今後御行が求めるのはどのような人材でしょうか。

今後、日本企業にとっては海外における事業戦略が何よりも重要になっているのは明確です。それは金融機関に限ったことではないでしょう。日本は少子高齢化による人口の減少もあり、これから日本国内だけで商売をしていくことが難しくなることを考えると、いかに海外におけるビジネスを展開していくかが重要になってきます。

海外で働くということは決してアイデンティティーを捨てるということではなく、海外の文化や習慣、国籍の違う人たちを受け入れて、自分なりにどう接していったら良いのか、どう対応したら良いのかを考えていくことです。大切なのは「英語が話せる」ということだけではありません。同じ一人の人間として、肌の色や言語、考え方も宗教も違っても、仕事を通して同じ目標に向かうという共通点のもとで、上手くコミュニケーションをとり自ら積極的に関わって行くことが一番大事ではないかと思います。

日本人が今後学ぶべきことは何でしょうか。

外国人から日本人が見習うべきことは「自己表現力」でしょうね。何でも発言すれば良いとは思いませんが、自分の意見を躊躇(ちゅうちょ)せず率直にぶつける姿勢は見習うべきです。日本人は出席者が多い会議などになると、英語の壁という問題だけでなく、発言するのが苦手になるという人が多いのが現状であり、私自身その気持ちはよく分かりますが「何かを発言しなければ」という外国人が見せる積極性は必要だと思います。
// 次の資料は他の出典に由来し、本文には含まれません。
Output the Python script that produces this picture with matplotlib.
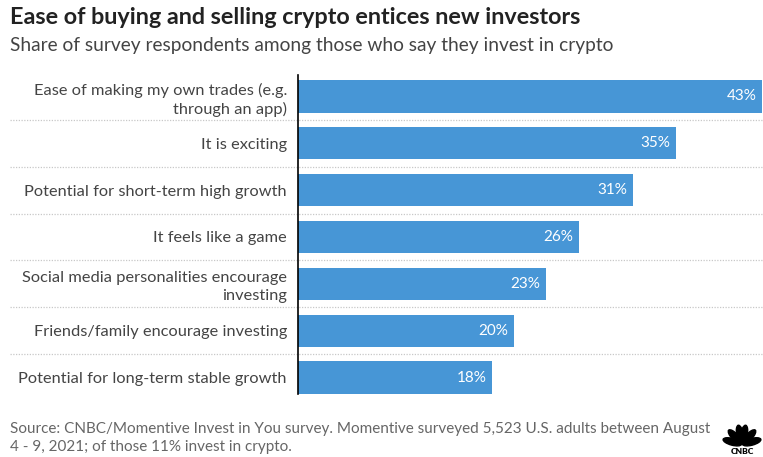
import math
import matplotlib
matplotlib.use("Agg")
import matplotlib.pyplot as plt
from matplotlib.patches import Ellipse

plt.rcParams['font.family'] = ['Lato', 'DejaVu Sans']

categories = [
    "Ease of making my own trades (e.g.\nthrough an app)",
    "It is exciting",
    "Potential for short-term high growth",
    "It feels like a game",
    "Social media personalities encourage\ninvesting",
    "Friends/family encourage investing",
    "Potential for long-term stable growth",
]
values = [43, 35, 31, 26, 23, 20, 18]
value_labels = ["43%", "35%", "31%", "26%", "23%", "20%", "18%"]

title = "Ease of buying and selling crypto entices new investors"
subtitle = "Share of survey respondents among those who say they invest in crypto"
source = ("Source: CNBC/Momentive Invest in You survey. Momentive surveyed 5,523 U.S. adults between August\n"
          "4 - 9, 2021; of those 11% invest in crypto.")

BAR = "#4796d6"
TEXT = "#444444"
W, H = 763, 457
PX_PER_PCT = 10.8

fig = plt.figure(figsize=(W / 100, H / 100), dpi=100)

# axes region in pixel coordinates
left_px, right_px = 298, 763
top_px, bottom_px = 73, 401
ax = fig.add_axes([left_px / W, 1 - bottom_px / H,
                   (right_px - left_px) / W, (bottom_px - top_px) / H])

n = len(categories)
ypos = list(range(n))
ax.barh(ypos, values, height=0.69, color=BAR, zorder=3)
ax.set_ylim(n - 0.5, -0.5)
ax.set_xlim(0, (right_px - left_px) / PX_PER_PCT)

for y, v, lab in zip(ypos, values, value_labels):
    ax.text(v - 0.55, y, lab, ha="right", va="center", color="white",
            fontsize=11, zorder=4)

for s in ["top", "right", "bottom"]:
    ax.spines[s].set_visible(False)
ax.spines["left"].set_color("black")
ax.spines["left"].set_linewidth(1.2)
ax.spines["left"].set_bounds(-0.45, n - 1 + 0.345)
ax.spines["left"].set_zorder(5)
ax.set_xticks([])
ax.set_yticks(ypos)
ax.set_yticklabels(categories, fontsize=11.8, color=TEXT, linespacing=1.3)
ax.tick_params(axis="y", length=0, pad=8)

# dotted separators between rows, spanning label column and plot area
for k in range(n - 1):
    yb = k + 0.5
    ax.plot([-(left_px - 10) / PX_PER_PCT, ax.get_xlim()[1]], [yb, yb],
            color="#c8c8c8", lw=0.9, ls=(0, (1, 1.2)), zorder=1, clip_on=False)

fig.text(10 / W, 1 - 17 / H, title, fontsize=16.8, fontweight="bold",
         color="#222222", va="center", ha="left")
fig.text(10 / W, 1 - 46 / H, subtitle, fontsize=13.8, color=TEXT,
         va="center", ha="left")
fig.text(10 / W, 1 - 438 / H, source, fontsize=11, color="#666666",
         va="center", ha="left", linespacing=1.4)

# small peacock mark in the corner
lax = fig.add_axes([722 / W, 1 - 456 / H, 40 / W, 40 / H])
lax.set_xlim(-1, 1)
lax.set_ylim(-1, 1)
lax.set_aspect("equal")
lax.axis("off")
cx, cy = 0, -0.42
for ang in [165, 133, 101, 79, 47, 15]:
    r = 0.5
    ex = cx + r * math.cos(math.radians(ang))
    ey = cy + r * math.sin(math.radians(ang))
    lax.add_patch(Ellipse((ex, ey), 0.34, 0.95, angle=ang - 90, color="black"))
lax.text(0, -0.78, "CNBC", ha="center", va="center", fontsize=6,
         fontweight="heavy", color="black")

fig.savefig("out.png", dpi=100, facecolor="white")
LS(Locally Hired Staff)の人は自分の評価を非常に貪欲に聞いてきますね。それくらい自分をアピールして、認められたい、評価されたいという気持ちが強いのでしょう。日本人は「頑張っていれば誰かが見ていてくれる」と期待する人が多いようですが、LSの人の姿勢は自分への評価に対する責任を自分自身がしっかり持っていると言っても過言ではありません。後になって「自分はこう思っていた」というより、その場で「自分はこう思う」と伝えた方が存在感もありますし、何らかの評価は必ず得られます。何も発言しなければ、誰も評価できません。

シンガポールで暮らす保護者やお子さんにメッセージをお願いします。

海外で生活できるということ自体とても貴重なことであり、この限られた時間をいかに有意義に過ごすかが大切だと思います。日本にいる場合、お母さんと子どもだけで活動する(できる)ことも多いと思いますが、海外にいる場合は、お父さんも一緒になって家族単位で活動することも比較的多くなるのではないでしょうか。そうすると家族での会話も増えますし、家族単位での交流なども増えるなど、生活の充実度は高いと思います。

個人的には「海外にいるのだから上手に英語が話せるようにならなくては」と子どもに過度な期待をかけるよりは、外国人との垣根を越えて誰とでも話せるコミュニケーション力を持った子どもを育てていくことこそが、親が大切にしなくてはならないことだと思います。きちんとコミュニケーションが取れる人は、日本でも海外でも最も仕事ができる人になるはずです。そういう人が将来どんな企業にも求められる人材となるに違いないと思います。

※本文は2012年9月25日現在の情報です。